The Conservation Law Foundation (CLF) is suing EPA over its approval of a phosphorus limit on Lake Champlain in Vermont. CLF wants EPA to consider climate change and its impacts on wet weather flows when setting the lake's total maximum daily load (TMDL). The TMDL is the maximum amount of a contaminant that a waterbody can accept without violating water quality limits. TMDLs take into consideration both point and non-point sources into impaired waters, and normally one would not even think about some global phenomenon like climate change. TMDLs tend to be local or regional.
Consideration of climate change impacts could sometimes result in stricter discharge limits, such as when increased precipitation could result in increased pollution runoff. But in other cases, e.g., if climate change causes more arid conditions, it could result in less runoff and fewer pollutants contributing to impairment.
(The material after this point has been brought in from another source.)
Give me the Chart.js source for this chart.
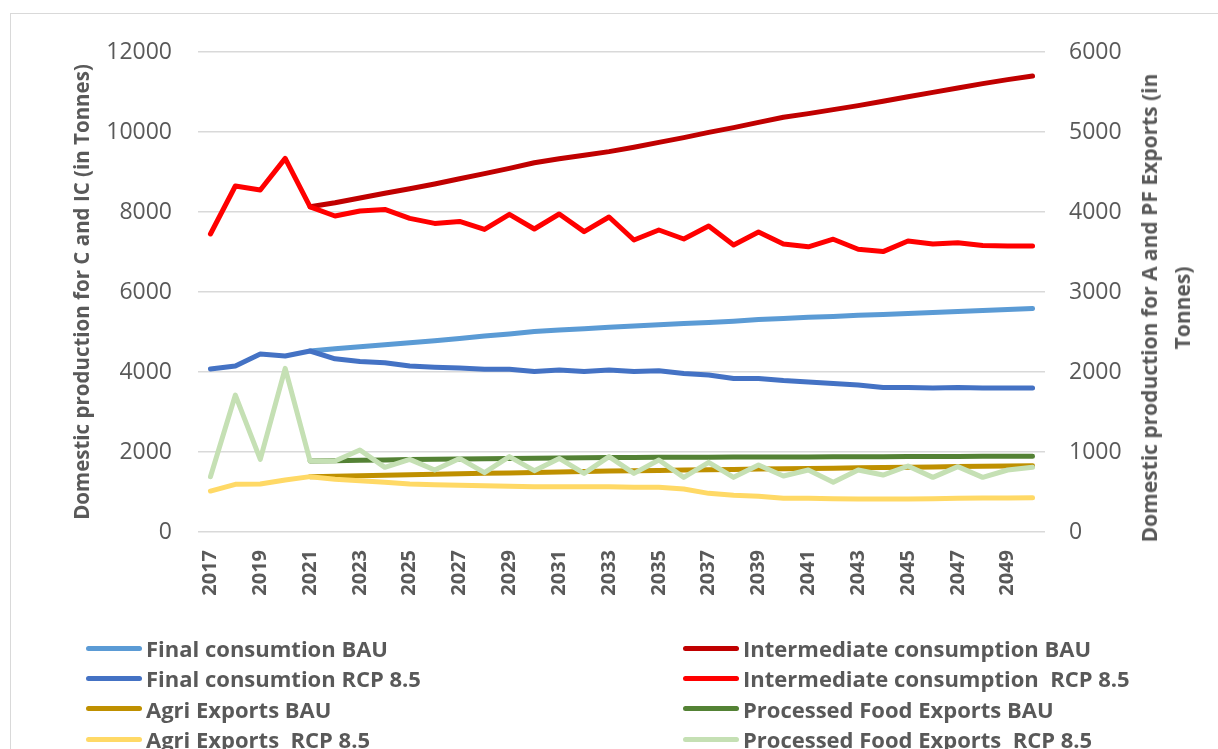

Either way, the question comes down to whether EPA had sufficient information available and knowledge to consider climate change in the permit, which was issued by the Vermont Department of Environmental Conservation in 2002. CLF says EPA does have enough knowledge of the effects of climate change, and thus should have taken that into account in the permit. In early March a federal district court granted requests by both EPA and CLP to extend the deadline so they could enter into negotiations in hopes of finding an agreeable compromise.
If CLP wins the case, the next question would be how exactly the EPA would "consider" climate change?